EXERCISE INSTRUCTIONS: Which lines contain the string "image"? Please list every one of them.

------ EXERCISE MATERIALS ------

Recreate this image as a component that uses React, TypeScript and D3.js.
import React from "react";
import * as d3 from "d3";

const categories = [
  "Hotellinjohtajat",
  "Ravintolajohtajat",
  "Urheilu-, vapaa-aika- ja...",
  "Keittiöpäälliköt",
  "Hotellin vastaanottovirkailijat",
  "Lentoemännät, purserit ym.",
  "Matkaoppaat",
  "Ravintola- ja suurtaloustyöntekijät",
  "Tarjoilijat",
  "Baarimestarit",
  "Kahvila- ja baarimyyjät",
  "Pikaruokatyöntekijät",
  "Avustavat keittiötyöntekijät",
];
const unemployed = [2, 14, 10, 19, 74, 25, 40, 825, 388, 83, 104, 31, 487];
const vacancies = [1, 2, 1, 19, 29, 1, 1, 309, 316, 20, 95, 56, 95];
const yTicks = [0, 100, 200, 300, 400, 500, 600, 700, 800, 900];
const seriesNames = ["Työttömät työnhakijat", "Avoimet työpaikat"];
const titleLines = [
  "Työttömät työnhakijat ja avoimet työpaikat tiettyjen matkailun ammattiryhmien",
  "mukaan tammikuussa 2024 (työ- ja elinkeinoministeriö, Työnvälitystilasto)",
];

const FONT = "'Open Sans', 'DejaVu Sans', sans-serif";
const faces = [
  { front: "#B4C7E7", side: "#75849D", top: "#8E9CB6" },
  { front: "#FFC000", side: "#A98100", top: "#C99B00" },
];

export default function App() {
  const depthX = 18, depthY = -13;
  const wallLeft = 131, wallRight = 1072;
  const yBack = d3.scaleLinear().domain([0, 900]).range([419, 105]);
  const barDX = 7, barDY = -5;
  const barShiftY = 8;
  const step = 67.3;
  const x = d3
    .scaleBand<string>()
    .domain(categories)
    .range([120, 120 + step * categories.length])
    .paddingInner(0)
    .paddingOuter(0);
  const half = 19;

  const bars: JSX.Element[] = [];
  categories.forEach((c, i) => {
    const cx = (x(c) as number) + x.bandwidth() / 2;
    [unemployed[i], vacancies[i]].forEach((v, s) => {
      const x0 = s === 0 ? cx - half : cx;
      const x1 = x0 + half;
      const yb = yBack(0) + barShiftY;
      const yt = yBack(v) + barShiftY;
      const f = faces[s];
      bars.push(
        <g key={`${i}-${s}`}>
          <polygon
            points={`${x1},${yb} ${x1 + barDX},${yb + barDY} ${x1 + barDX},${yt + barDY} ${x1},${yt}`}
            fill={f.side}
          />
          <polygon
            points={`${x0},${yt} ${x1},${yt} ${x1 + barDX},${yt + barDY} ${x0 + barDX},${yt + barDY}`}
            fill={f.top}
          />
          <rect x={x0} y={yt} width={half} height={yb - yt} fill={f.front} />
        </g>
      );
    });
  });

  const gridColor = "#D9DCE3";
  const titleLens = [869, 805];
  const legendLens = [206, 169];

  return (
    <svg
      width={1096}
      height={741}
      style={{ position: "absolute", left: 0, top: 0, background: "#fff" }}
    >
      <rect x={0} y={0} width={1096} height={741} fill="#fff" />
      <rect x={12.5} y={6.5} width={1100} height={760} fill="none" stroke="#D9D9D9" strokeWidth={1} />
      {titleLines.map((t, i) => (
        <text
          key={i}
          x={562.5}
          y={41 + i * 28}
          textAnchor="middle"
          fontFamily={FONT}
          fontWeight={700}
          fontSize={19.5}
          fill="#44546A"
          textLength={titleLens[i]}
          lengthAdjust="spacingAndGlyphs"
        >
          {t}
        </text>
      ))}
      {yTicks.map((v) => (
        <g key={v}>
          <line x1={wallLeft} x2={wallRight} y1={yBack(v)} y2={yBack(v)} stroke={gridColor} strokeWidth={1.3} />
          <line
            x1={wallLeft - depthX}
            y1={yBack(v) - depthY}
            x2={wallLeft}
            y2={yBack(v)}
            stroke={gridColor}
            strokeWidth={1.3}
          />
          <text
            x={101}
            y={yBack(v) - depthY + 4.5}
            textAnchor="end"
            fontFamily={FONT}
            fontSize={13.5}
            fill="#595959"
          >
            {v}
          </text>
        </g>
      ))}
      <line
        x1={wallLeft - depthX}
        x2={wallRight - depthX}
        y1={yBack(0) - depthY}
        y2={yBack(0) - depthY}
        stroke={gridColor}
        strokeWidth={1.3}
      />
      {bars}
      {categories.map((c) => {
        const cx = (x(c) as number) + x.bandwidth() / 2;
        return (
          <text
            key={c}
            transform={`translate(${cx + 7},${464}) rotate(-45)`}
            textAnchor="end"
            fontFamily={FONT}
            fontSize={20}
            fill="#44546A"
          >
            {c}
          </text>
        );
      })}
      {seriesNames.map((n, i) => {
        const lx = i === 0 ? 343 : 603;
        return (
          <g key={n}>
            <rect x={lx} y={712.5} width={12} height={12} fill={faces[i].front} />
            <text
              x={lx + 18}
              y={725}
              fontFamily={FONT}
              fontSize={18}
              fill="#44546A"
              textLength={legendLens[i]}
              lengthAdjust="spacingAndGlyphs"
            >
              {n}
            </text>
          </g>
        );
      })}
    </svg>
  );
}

------
------ EXERCISE MATERIALS ------

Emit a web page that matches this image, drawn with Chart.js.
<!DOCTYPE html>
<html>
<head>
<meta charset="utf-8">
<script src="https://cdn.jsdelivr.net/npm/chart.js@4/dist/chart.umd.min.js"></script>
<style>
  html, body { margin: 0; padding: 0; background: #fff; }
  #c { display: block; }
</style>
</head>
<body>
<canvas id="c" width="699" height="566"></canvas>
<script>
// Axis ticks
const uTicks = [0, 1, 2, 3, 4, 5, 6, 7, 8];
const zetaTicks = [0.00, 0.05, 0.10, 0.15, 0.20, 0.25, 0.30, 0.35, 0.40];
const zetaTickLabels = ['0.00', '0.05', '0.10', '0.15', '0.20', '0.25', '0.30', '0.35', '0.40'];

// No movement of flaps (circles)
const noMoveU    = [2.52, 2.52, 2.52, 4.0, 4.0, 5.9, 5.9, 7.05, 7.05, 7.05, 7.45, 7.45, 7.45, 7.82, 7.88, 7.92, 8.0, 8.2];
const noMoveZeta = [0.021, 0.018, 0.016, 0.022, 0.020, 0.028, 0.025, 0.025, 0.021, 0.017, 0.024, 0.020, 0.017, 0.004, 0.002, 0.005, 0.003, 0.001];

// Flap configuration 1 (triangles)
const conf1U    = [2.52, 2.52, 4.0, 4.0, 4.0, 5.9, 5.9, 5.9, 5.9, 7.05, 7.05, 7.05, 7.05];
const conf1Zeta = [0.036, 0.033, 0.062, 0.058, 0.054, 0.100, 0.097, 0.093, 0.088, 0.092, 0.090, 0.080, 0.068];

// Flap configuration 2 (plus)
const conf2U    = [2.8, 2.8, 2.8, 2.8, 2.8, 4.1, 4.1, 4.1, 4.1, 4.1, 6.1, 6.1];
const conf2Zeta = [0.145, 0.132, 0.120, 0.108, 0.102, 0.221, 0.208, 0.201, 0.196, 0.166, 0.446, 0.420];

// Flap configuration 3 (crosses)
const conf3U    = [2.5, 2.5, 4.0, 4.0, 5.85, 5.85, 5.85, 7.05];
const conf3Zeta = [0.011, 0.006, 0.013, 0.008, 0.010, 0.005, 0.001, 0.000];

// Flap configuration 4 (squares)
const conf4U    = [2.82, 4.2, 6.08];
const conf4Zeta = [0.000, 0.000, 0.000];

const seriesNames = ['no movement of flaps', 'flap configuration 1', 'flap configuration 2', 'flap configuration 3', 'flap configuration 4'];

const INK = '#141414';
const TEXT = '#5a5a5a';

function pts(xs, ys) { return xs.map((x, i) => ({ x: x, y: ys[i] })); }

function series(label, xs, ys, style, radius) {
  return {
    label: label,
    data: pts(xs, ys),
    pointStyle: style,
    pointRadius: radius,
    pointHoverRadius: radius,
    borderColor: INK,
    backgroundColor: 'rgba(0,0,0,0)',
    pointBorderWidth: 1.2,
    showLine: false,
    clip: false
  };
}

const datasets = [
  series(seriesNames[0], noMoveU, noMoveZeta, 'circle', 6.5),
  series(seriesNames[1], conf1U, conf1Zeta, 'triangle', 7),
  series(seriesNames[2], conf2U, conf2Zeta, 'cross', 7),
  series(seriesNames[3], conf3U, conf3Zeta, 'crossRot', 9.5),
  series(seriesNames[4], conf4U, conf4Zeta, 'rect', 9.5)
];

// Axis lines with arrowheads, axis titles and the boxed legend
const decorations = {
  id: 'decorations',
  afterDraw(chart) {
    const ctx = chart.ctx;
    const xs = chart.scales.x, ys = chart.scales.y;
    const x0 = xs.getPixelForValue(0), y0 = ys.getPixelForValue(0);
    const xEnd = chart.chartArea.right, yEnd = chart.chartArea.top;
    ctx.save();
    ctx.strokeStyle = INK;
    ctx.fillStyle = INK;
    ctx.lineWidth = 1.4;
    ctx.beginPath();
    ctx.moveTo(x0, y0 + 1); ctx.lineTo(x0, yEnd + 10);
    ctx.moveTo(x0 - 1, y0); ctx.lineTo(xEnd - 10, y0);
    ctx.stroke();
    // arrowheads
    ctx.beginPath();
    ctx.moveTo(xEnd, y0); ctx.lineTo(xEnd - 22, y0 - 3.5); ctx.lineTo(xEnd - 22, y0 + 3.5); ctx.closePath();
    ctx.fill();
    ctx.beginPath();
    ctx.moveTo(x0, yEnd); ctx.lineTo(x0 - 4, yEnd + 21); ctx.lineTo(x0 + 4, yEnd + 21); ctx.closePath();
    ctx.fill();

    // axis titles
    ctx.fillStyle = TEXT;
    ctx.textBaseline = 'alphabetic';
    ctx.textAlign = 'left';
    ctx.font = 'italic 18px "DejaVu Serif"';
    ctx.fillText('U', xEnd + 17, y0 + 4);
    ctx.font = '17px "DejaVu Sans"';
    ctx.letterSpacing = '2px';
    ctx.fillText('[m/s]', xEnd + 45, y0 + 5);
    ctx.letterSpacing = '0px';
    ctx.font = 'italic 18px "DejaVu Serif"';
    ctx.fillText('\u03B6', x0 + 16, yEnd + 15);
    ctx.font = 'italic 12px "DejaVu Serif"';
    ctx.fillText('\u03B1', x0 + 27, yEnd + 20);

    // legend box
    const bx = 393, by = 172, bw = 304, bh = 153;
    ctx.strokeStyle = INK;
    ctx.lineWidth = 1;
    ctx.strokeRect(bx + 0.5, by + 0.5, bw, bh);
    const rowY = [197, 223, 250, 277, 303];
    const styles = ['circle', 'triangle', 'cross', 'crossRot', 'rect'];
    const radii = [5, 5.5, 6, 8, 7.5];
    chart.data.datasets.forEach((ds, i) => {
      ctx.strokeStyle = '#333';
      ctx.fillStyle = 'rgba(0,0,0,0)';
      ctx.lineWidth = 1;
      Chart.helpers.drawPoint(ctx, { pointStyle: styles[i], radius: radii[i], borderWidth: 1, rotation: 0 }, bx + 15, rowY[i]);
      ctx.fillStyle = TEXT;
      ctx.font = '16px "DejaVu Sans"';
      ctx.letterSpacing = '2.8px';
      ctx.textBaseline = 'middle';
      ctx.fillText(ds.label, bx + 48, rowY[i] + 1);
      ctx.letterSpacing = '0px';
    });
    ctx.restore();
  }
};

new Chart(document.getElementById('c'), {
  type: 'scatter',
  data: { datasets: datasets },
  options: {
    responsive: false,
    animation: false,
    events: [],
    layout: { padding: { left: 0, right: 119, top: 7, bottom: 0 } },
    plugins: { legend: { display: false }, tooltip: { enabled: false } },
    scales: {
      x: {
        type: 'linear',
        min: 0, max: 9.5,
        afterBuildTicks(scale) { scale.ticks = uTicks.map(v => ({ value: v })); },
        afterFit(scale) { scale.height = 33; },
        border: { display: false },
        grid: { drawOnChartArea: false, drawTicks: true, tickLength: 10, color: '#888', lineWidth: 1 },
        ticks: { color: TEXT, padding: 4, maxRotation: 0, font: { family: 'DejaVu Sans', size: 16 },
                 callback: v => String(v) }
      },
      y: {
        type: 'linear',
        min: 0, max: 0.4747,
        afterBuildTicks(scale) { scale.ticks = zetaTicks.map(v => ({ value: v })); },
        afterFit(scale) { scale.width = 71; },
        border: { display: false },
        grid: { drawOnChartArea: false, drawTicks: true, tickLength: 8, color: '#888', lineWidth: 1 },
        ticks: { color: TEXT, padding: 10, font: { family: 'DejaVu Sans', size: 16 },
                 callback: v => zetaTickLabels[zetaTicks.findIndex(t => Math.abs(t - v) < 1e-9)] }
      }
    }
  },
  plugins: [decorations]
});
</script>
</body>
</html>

------

ANSWER FOR THE TASK:
Recreate this image as a component that uses React, TypeScript and D3.js.
Emit a web page that matches this image, drawn with Chart.js.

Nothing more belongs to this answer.